Andikove from
@Blue-Jay is not a pole bean.
as for the location click on your userid and you will see a location entry under Settings -> Account Details.
oh, you are right, I did not look closely enough. Well, more room on the trellises then. I assume the beans that were popular for planting by plow were bush beans, so that makes sense if they were becoming popularly farmed in the late 1700s.
Amelia Simmons says:
“The Clabboard Bean, is easiest cultivated and collected, are good for string beans, will shell--must be poled.
The Windsor Bean, is an earlier, good string, or shell Bean.
Crambury Bean, is rich, but not universally approved equal to the other two.
Frost Bean, is good only to shell.
Six Weeks Bean, is a yellowish Bean, and early bro't forward, and tolerable.

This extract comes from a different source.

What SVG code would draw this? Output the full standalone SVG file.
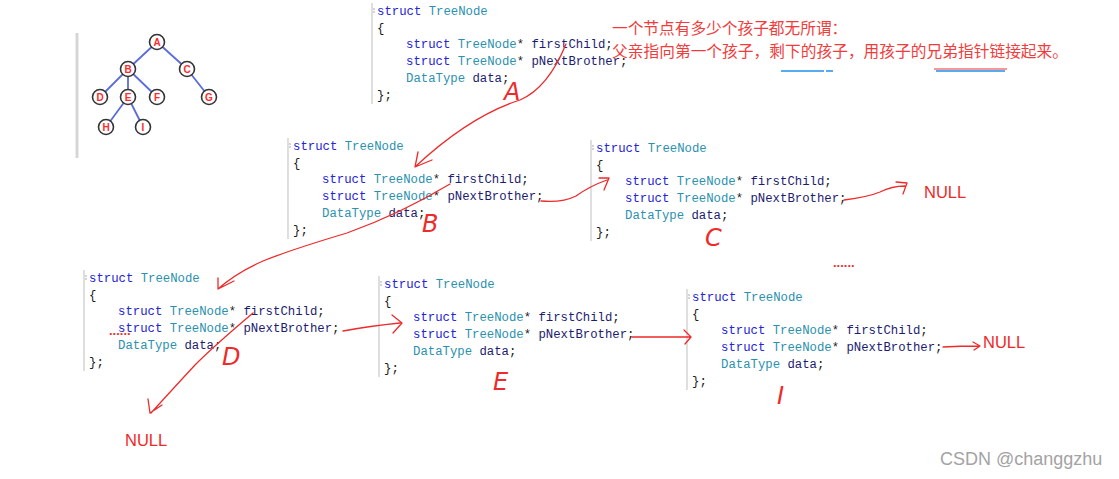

Lazy Bean, is tough, and needs no pole.
English Bean, what
they denominate the
Horse Bean, is mealy when young, is profitable, easily cultivated, and may be grown on worn out grounds; as they may be raised by boys, I cannot but recommend the more extensive cultivation of them.

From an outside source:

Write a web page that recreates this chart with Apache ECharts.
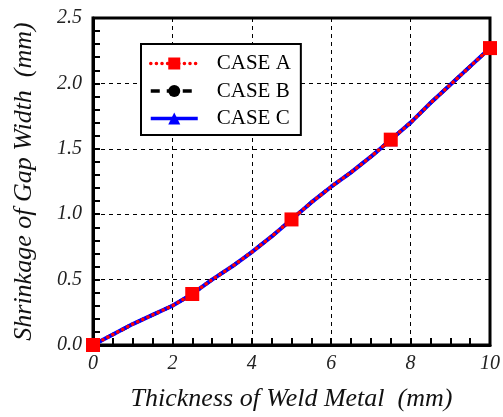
<!DOCTYPE html>
<html>
<head>
<meta charset="utf-8">
<script src="https://cdn.jsdelivr.net/npm/echarts@6/dist/echarts.min.js"></script>
<style>html,body{margin:0;padding:0;background:#fff}#c{width:503px;height:417px}</style>
</head>
<body>
<div id="c"></div>
<script>
var thickness = [0, 0.5, 1, 1.5, 2, 2.5, 3, 3.5, 4, 4.5, 5, 5.5, 6, 6.5, 7, 7.5, 8, 8.5, 9, 9.5, 10];
var caseA = [0, 0.08, 0.16, 0.23, 0.30, 0.39, 0.50, 0.60, 0.71, 0.83, 0.96, 1.09, 1.21, 1.32, 1.44, 1.57, 1.70, 1.85, 1.99, 2.13, 2.27];
var caseB = [0, 0.08, 0.16, 0.23, 0.30, 0.39, 0.50, 0.60, 0.71, 0.83, 0.96, 1.09, 1.21, 1.32, 1.44, 1.57, 1.70, 1.85, 1.99, 2.13, 2.27];
var caseC = [0, 0.08, 0.16, 0.23, 0.30, 0.39, 0.50, 0.60, 0.71, 0.83, 0.96, 1.09, 1.21, 1.32, 1.44, 1.57, 1.70, 1.85, 1.99, 2.13, 2.27];
var markerX = [0, 2.5, 5, 7.5, 10];
var seriesNames = ['CASE A', 'CASE B', 'CASE C'];
var xTitle = 'Thickness of Weld Metal  (mm)';
var yTitle = 'Shrinkage of Gap Width  (mm)';

function pairs(ys) { return thickness.map(function (x, i) { return [x, ys[i]]; }); }
function symSize(s) { return function (v) { return markerX.indexOf(v[0]) >= 0 ? s : 0; }; }

var serif = "'Liberation Serif', 'Times New Roman', serif";
var chart = echarts.init(document.getElementById('c'));
chart.setOption({
  animation: false,
  backgroundColor: '#fff',
  legend: {
    data: seriesNames,
    orient: 'vertical',
    left: 141, top: 44,
    padding: [9, 10, 6, 8],
    itemWidth: 47, itemHeight: 15, itemGap: 6.5,
    borderColor: '#000', borderWidth: 2,
    backgroundColor: '#fff',
    lineStyle: { width: 3.5 },
    textStyle: { fontFamily: serif, fontSize: 21, color: '#000', lineHeight: 20, padding: [0, 0, 0, 14] }
  },
  grid: { left: 93, right: 12, top: 18, bottom: 69, show: true, borderColor: '#000', borderWidth: 3, backgroundColor: 'transparent' },
  xAxis: {
    type: 'value', min: 0, max: 10, interval: 2,
    name: xTitle, nameLocation: 'middle', nameGap: 41,
    nameTextStyle: { fontFamily: serif, fontStyle: 'italic', fontSize: 26, color: '#111' },
    axisLine: { show: true, lineStyle: { color: '#000', width: 3 } },
    axisTick: { inside: true, length: 7, lineStyle: { color: '#000', width: 2 } },
    minorTick: { show: true, splitNumber: 4, length: 7, lineStyle: { color: '#000', width: 2 } },
    axisLabel: { fontFamily: serif, fontStyle: 'italic', fontSize: 20, color: '#222', margin: 9 },
    splitLine: { show: true, lineStyle: { color: '#000', width: 1, type: [4, 4] } }
  },
  yAxis: {
    type: 'value', min: 0, max: 2.5, interval: 0.5,
    name: yTitle, nameLocation: 'middle', nameGap: 56,
    nameTextStyle: { fontFamily: serif, fontStyle: 'italic', fontSize: 26, color: '#111' },
    axisLine: { show: true, lineStyle: { color: '#000', width: 3 } },
    axisTick: { inside: true, length: 7, lineStyle: { color: '#000', width: 2 } },
    minorTick: { show: true, splitNumber: 5, length: 7, lineStyle: { color: '#000', width: 2 } },
    axisLabel: { fontFamily: serif, fontStyle: 'italic', fontSize: 20, color: '#222', margin: 11, formatter: function (v) { return v.toFixed(1); } },
    splitLine: { show: true, lineStyle: { color: '#000', width: 1, type: [4, 4] } }
  },
  series: [
    {
      name: 'CASE B', type: 'line', z: 2, data: pairs(caseB),
      symbol: 'circle', symbolSize: symSize(12), showAllSymbol: true,
      itemStyle: { color: '#000' },
      lineStyle: { color: '#000', width: 3.5, type: [9, 7] }
    },
    {
      name: 'CASE C', type: 'line', z: 3, data: pairs(caseC),
      symbol: 'triangle', symbolSize: symSize(13), showAllSymbol: true,
      itemStyle: { color: '#0000ff' },
      lineStyle: { color: '#0000ff', width: 4, type: 'solid' }
    },
    {
      name: 'CASE A', type: 'line', z: 4, data: pairs(caseA),
      symbol: 'rect', symbolSize: symSize(14), showAllSymbol: true,
      itemStyle: { color: '#ff0000' },
      lineStyle: { color: '#ff0000', width: 3.5, type: [0.1, 5.5], cap: 'round' }
    }
  ]
});
</script>
</body>
</html>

The small White Bean, is best for winter use, and excellent.
Calivanse, are run out, a yellow small bush, a black speck or eye, are tough and tasteless, and little worth in cookery, and scarcely bear exportation.”

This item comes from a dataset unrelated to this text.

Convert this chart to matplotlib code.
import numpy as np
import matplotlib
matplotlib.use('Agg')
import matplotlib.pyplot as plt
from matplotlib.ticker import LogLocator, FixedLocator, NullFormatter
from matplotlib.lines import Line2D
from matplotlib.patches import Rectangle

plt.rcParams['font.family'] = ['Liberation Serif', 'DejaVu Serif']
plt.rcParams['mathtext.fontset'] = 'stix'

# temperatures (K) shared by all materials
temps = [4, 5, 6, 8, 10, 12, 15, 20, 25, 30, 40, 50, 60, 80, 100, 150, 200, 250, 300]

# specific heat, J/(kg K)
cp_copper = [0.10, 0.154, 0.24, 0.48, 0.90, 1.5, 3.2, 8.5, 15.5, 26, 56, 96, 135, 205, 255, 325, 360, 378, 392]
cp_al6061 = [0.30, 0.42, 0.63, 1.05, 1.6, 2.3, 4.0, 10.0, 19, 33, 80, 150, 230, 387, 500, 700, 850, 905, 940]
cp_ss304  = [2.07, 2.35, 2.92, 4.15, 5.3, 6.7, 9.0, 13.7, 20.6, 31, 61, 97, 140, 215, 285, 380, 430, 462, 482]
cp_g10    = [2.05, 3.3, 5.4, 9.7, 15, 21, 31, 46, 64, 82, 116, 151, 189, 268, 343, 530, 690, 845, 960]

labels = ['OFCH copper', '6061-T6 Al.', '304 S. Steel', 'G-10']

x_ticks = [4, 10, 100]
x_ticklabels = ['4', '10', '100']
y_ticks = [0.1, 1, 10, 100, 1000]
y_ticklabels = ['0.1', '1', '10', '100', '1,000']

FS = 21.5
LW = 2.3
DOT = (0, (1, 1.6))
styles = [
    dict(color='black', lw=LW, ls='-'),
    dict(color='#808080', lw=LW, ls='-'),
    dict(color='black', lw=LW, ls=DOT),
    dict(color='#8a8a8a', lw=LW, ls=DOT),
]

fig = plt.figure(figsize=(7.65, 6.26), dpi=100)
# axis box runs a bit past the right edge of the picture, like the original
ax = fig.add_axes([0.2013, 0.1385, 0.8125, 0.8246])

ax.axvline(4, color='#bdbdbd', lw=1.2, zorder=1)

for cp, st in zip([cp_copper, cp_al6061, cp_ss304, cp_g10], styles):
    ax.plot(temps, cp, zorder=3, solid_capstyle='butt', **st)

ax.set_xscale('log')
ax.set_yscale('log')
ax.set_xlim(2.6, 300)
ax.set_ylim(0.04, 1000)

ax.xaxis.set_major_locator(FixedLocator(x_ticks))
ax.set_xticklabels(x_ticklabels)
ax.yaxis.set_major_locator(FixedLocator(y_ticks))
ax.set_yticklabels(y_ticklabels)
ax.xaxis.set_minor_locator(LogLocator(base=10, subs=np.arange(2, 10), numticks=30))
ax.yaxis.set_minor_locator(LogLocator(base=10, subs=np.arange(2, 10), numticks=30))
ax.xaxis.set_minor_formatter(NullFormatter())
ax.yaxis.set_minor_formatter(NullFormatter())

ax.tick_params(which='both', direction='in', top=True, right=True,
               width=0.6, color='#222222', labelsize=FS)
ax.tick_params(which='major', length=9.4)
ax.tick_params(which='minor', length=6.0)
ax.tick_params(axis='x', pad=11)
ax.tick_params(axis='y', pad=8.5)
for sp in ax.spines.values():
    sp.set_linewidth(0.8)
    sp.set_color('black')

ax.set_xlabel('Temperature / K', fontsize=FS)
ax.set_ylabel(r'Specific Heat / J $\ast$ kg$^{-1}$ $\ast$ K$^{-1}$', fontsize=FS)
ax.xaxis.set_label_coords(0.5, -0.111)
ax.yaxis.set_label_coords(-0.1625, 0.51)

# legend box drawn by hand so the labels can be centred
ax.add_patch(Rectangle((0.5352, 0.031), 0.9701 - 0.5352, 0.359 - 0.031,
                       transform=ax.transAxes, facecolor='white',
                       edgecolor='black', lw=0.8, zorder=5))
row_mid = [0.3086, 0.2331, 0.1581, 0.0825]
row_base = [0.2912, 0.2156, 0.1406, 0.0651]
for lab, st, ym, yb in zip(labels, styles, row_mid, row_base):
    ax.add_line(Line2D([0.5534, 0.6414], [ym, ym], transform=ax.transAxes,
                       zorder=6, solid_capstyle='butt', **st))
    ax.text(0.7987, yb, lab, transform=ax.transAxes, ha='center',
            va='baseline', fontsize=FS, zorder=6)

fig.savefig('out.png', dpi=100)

I had thought Windsor beans was a name for fava beans, but Amelia calls them a string bean.
We also use the Mary Randolph cookbook of the late 1700s-early 1800s, which is more a southern/Virginia cookbook (Mary was a relative by marriage of Thomas Jefferson); but I do not recall any strong opinions there about beans. Using the cookbooks, you do get the impression that Amelia was a woman who actually cooked, whereas Mary Randolph was more someone who gave directions to her enslaved people about what to have for dinner.